[Begin GIVEN INFORMATION]
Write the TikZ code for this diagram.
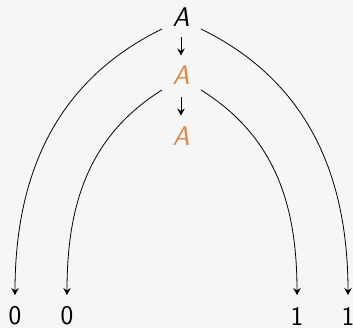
\documentclass[tikz,border=0pt]{standalone}
\usetikzlibrary{arrows.meta}
\definecolor{bg}{RGB}{246,246,246}
\definecolor{orng}{RGB}{224,135,66}
\begin{document}
\begin{tikzpicture}[x=1pt,y=1pt,
  lbl/.style={inner sep=0pt,font=\fontsize{27}{30}\selectfont\sffamily},
  arr/.style={line width=0.8pt,-{Stealth[length=7pt,width=7.5pt,inset=2.5pt]}}]
\fill[bg] (0,0) rectangle (353,328);
\useasboundingbox (0,0) rectangle (353,328);
\node[lbl] (A1) at (181,311) {\textit{A}};
\node[lbl,text=orng] (A2) at (181,252.5) {\textit{A}};
\node[lbl,text=orng] (A3) at (181,192) {\textit{A}};
\node[lbl] (z1) at (15,12) {0};
\node[lbl] (z2) at (67,12) {0};
\node[lbl] (o1) at (297,12) {1};
\node[lbl] (o2) at (348,12) {1};
\coordinate (A1l) at (162,299);
\coordinate (A1r) at (201,299);
\coordinate (A2l) at (162,238);
\coordinate (A2r) at (201,238);
\coordinate (A1b) at (181,291);
\coordinate (A2t) at (181,272.5);
\coordinate (A2b) at (181,231);
\coordinate (A3t) at (181,212.5);
\draw[arr] (A1b) -- (A2t);
\draw[arr] (A2b) -- (A3t);
\draw[arr] (A1l) to[out=206,in=90] ([yshift=21pt]z1.center);
\draw[arr] (A2l) to[out=212,in=90] ([yshift=21pt]z2.center);
\draw[arr] (A1r) to[out=-26,in=90] ([yshift=21pt]o2.center);
\draw[arr] (A2r) to[out=-32,in=90] ([yshift=21pt]o1.center);
\end{tikzpicture}
\end{document}
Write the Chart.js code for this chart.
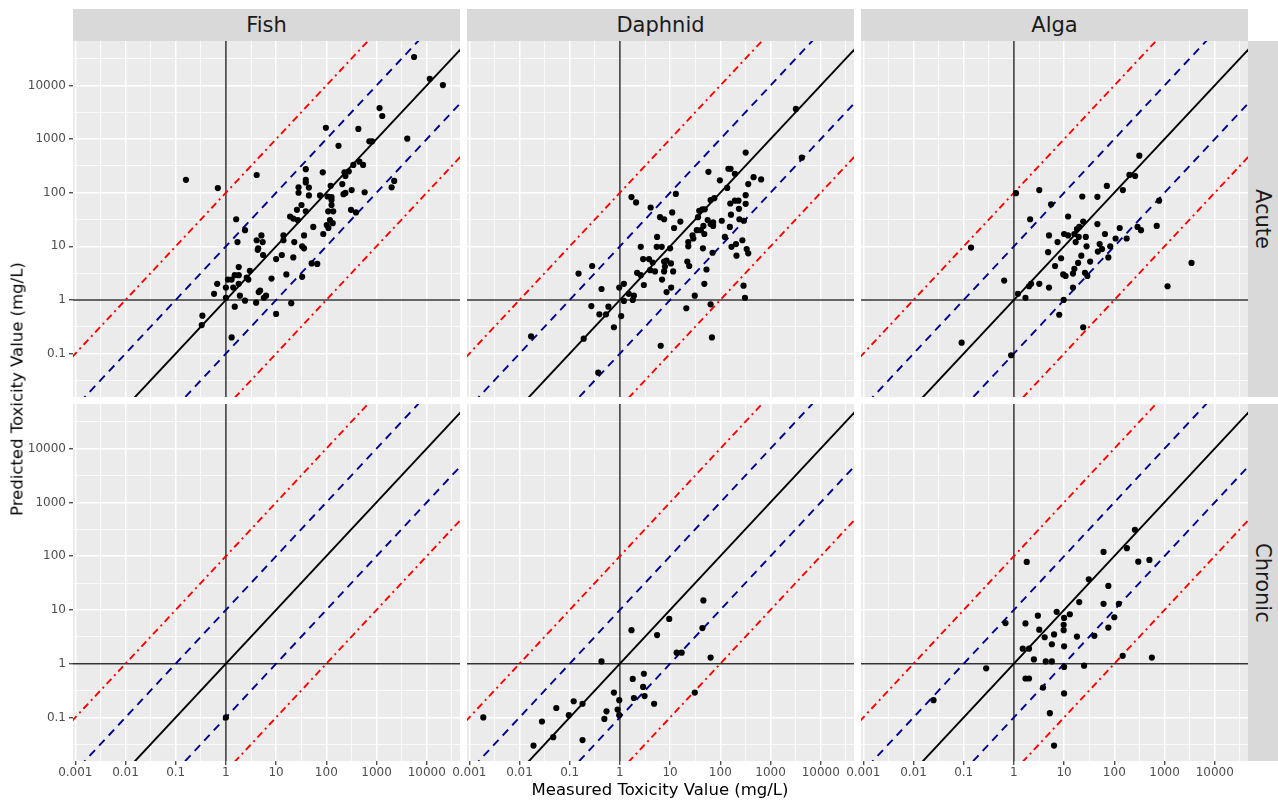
[End GIVEN INFORMATION]
With the pictures omitted, reproduce the records in full and exactly.

Write the TikZ code for this diagram.
\documentclass[tikz,border=0pt]{standalone}
\usetikzlibrary{arrows.meta}
\definecolor{bg}{RGB}{246,246,246}
\definecolor{orng}{RGB}{224,135,66}
\begin{document}
\begin{tikzpicture}[x=1pt,y=1pt,
  lbl/.style={inner sep=0pt,font=\fontsize{27}{30}\selectfont\sffamily},
  arr/.style={line width=0.8pt,-{Stealth[length=7pt,width=7.5pt,inset=2.5pt]}}]
\fill[bg] (0,0) rectangle (353,328);
\useasboundingbox (0,0) rectangle (353,328);
\node[lbl] (A1) at (181,311) {\textit{A}};
\node[lbl,text=orng] (A2) at (181,252.5) {\textit{A}};
\node[lbl,text=orng] (A3) at (181,192) {\textit{A}};
\node[lbl] (z1) at (15,12) {0};
\node[lbl] (z2) at (67,12) {0};
\node[lbl] (o1) at (297,12) {1};
\node[lbl] (o2) at (348,12) {1};
\coordinate (A1l) at (162,299);
\coordinate (A1r) at (201,299);
\coordinate (A2l) at (162,238);
\coordinate (A2r) at (201,238);
\coordinate (A1b) at (181,291);
\coordinate (A2t) at (181,272.5);
\coordinate (A2b) at (181,231);
\coordinate (A3t) at (181,212.5);
\draw[arr] (A1b) -- (A2t);
\draw[arr] (A2b) -- (A3t);
\draw[arr] (A1l) to[out=206,in=90] ([yshift=21pt]z1.center);
\draw[arr] (A2l) to[out=212,in=90] ([yshift=21pt]z2.center);
\draw[arr] (A1r) to[out=-26,in=90] ([yshift=21pt]o2.center);
\draw[arr] (A2r) to[out=-32,in=90] ([yshift=21pt]o1.center);
\end{tikzpicture}
\end{document}
Write the Chart.js code for this chart.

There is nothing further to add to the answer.